** START OF Given records **

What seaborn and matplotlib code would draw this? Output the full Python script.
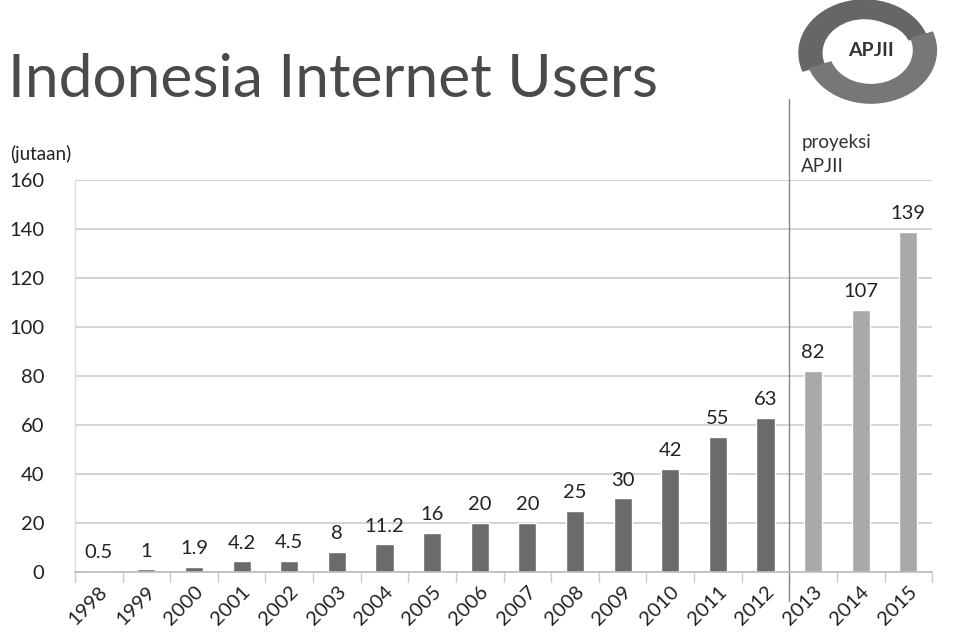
import matplotlib
matplotlib.use("Agg")
import matplotlib.pyplot as plt
import seaborn as sns
import pandas as pd
from matplotlib.patches import Ellipse, Wedge

years = ["1998", "1999", "2000", "2001", "2002", "2003", "2004", "2005", "2006",
         "2007", "2008", "2009", "2010", "2011", "2012", "2013", "2014", "2015"]
users = [0.5, 1, 1.9, 4.2, 4.5, 8, 11.2, 16, 20, 20, 25, 30, 42, 55, 63, 82, 107, 139]
labels = ["0.5", "1", "1.9", "4.2", "4.5", "8", "11.2", "16", "20", "20", "25", "30",
          "42", "55", "63", "82", "107", "139"]
projected = ["2013", "2014", "2015"]

df = pd.DataFrame({"year": years, "users": users})
df["kind"] = ["proj" if y in projected else "real" for y in years]

sns.set_theme(style="white")
plt.rcParams["font.family"] = ["Lato", "DejaVu Sans"]

fig = plt.figure(figsize=(9.74, 6.41), dpi=100)
ax = fig.add_axes([0.077, 0.108, 0.88, 0.611])

sns.barplot(data=df, x="year", y="users", hue="kind",
            palette={"real": "#6b6b6b", "proj": "#a9a9a9"},
            width=0.38, legend=False, ax=ax, saturation=1)

for i, (v, t) in enumerate(zip(users, labels)):
    ax.text(i, v + 4, t, ha="center", va="bottom", fontsize=14.5, color="#222222")

ax.set_ylim(0, 160)
ax.set_xlim(-0.5, len(years) - 0.5)
ax.set_yticks(range(0, 161, 20))
ax.yaxis.grid(True, color="#cccccc", linewidth=1.2)
ax.set_axisbelow(True)
for s in ["top", "right", "left"]:
    ax.spines[s].set_visible(False)
ax.spines["bottom"].set_color("#bbbbbb")
ax.spines["bottom"].set_linewidth(1.2)
ax.plot([-0.5, -0.5], [0, 160], color="#dddddd", lw=1, clip_on=False)
ax.set_xlabel("")
ax.set_ylabel("")
ax.tick_params(axis="y", labelsize=14.5, colors="#222222", length=0, pad=22)
ax.tick_params(axis="x", labelsize=14.5, colors="#222222", length=0, pad=8)
for lab in ax.get_xticklabels():
    lab.set_rotation(45)
    lab.set_ha("right")
    lab.set_rotation_mode("anchor")
# category boundary ticks
for b in range(len(years) + 1):
    ax.plot([b - 0.5, b - 0.5], [0, -4], color="#cccccc", lw=1, clip_on=False)

# projection separator
sep = len(years) - len(projected) - 0.5
ax.plot([sep, sep], [-12, 193], color="#888888", lw=1, clip_on=False)
ax.text(sep + 0.25, 162, "proyeksi\nAPJII", fontsize=13.5, color="#333333",
        ha="left", va="bottom", linespacing=1.5)

fig.text(0.01, 0.745, "(jutaan)", fontsize=13.5, color="#222222", ha="left", va="bottom")
fig.text(0.008, 0.833, "Indonesia Internet Users", fontsize=43.5, color="#4a4a4a",
         ha="left", va="bottom")

# simple logo
lax = fig.add_axes([0.78, 0.835, 0.215, 0.165])
lax.set_xlim(-1.6, 1.6)
lax.set_ylim(-1, 1)
lax.axis("off")
lax.add_patch(Wedge((0, 0), 1.0, 20, 200, width=0.35, color="#666666"))
lax.add_patch(Wedge((0.1, 0.05), 1.0, 200, 380, width=0.35, color="#777777"))
lax.add_patch(Ellipse((0.1, 0.05), 1.2, 1.05, color="white"))
lax.text(0.1, 0.05, "APJII", fontsize=14, fontweight="bold", color="#333333",
         ha="center", va="center")

fig.savefig("out.png", dpi=100)
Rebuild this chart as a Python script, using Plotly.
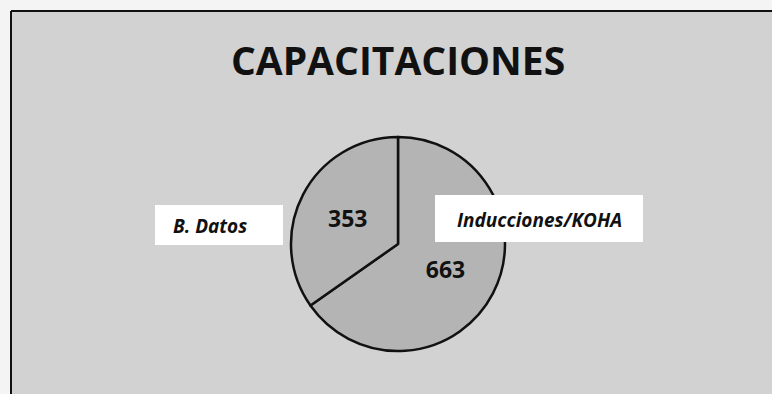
import plotly.graph_objects as go

W, H = 772, 394

labels = ["Inducciones/KOHA", "B. Datos"]
values = [663, 353]
title_text = "CAPACITACIONES"

FONT = "Open Sans, sans-serif"
BG = "#d2d2d2"
PIE_FILL = "#b4b4b4"
INK = "#111111"


def px(x):
    return x / W


def py(y):
    return 1 - y / H


fig = go.Figure(
    go.Pie(
        labels=labels,
        values=values,
        sort=False,
        direction="clockwise",
        rotation=0,
        textinfo="value",
        textposition="inside",
        insidetextorientation="horizontal",
        textfont=dict(family=FONT, size=23, color=INK, weight="bold"),
        marker=dict(colors=[PIE_FILL, PIE_FILL], line=dict(color=INK, width=2.5)),
        domain=dict(x=[px(291), px(505)], y=[py(351), py(137)]),
        showlegend=False,
        hoverinfo="label+value+percent",
    )
)

# scanned page: grey area framed on top and left
fig.add_shape(type="rect", xref="paper", yref="paper",
              x0=px(11), x1=1, y0=0, y1=py(11),
              fillcolor=BG, line_width=0, layer="below")
fig.add_shape(type="line", xref="paper", yref="paper",
              x0=px(11), x1=1, y0=py(11), y1=py(11),
              line=dict(color=INK, width=2))
fig.add_shape(type="line", xref="paper", yref="paper",
              x0=px(11), x1=px(11), y0=0, y1=py(11),
              line=dict(color=INK, width=2))

# white label boxes beside the pie
boxes = {
    "B. Datos": (155, 205, 283, 245, 210, 226),
    "Inducciones/KOHA": (435, 195, 643, 242, 539, 220),
}
for lab in labels:
    x0, y0, x1, y1, tx, ty = boxes[lab]
    fig.add_shape(type="rect", xref="paper", yref="paper",
                  x0=px(x0), x1=px(x1), y0=py(y1), y1=py(y0),
                  fillcolor="white", line_width=0, layer="above")
    fig.add_annotation(xref="paper", yref="paper", x=px(tx), y=py(ty),
                       xanchor="center", yanchor="middle",
                       text=f"<b><i>{lab}</i></b>", showarrow=False,
                       font=dict(family=FONT, size=19, color=INK))

fig.update_layout(
    width=W,
    height=H,
    margin=dict(l=0, r=0, t=0, b=0),
    paper_bgcolor="#f4f4f4",
    plot_bgcolor="#f4f4f4",
    title=dict(
        text=f"<b>{title_text}</b>",
        x=px(398),
        y=py(61),
        xanchor="center",
        yanchor="middle",
        font=dict(family=FONT, size=39, color=INK),
    ),
)

fig.write_html(
    "out.html",
    config={"displayModeBar": False},
    post_script="document.body.style.margin='0';document.body.style.overflow='hidden';",
)
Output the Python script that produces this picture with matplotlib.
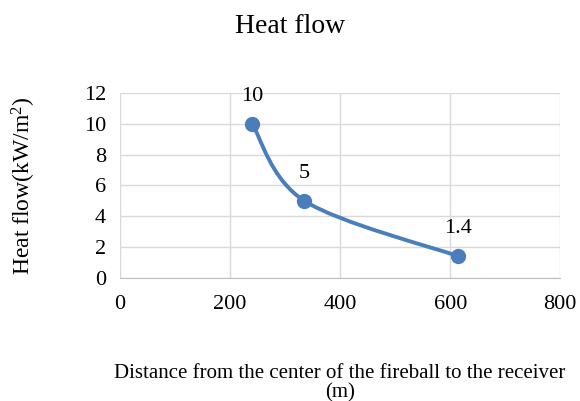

** END OF Given records **

Reproduce the entries exactly, from the line with "Rebuild this chart" to the line with "return 1 - y / H", both lines included, keeping no pictures.

● **Exercise result**:
Rebuild this chart as a Python script, using Plotly.
import plotly.graph_objects as go

W, H = 772, 394

labels = ["Inducciones/KOHA", "B. Datos"]
values = [663, 353]
title_text = "CAPACITACIONES"

FONT = "Open Sans, sans-serif"
BG = "#d2d2d2"
PIE_FILL = "#b4b4b4"
INK = "#111111"


def px(x):
    return x / W


def py(y):
    return 1 - y / H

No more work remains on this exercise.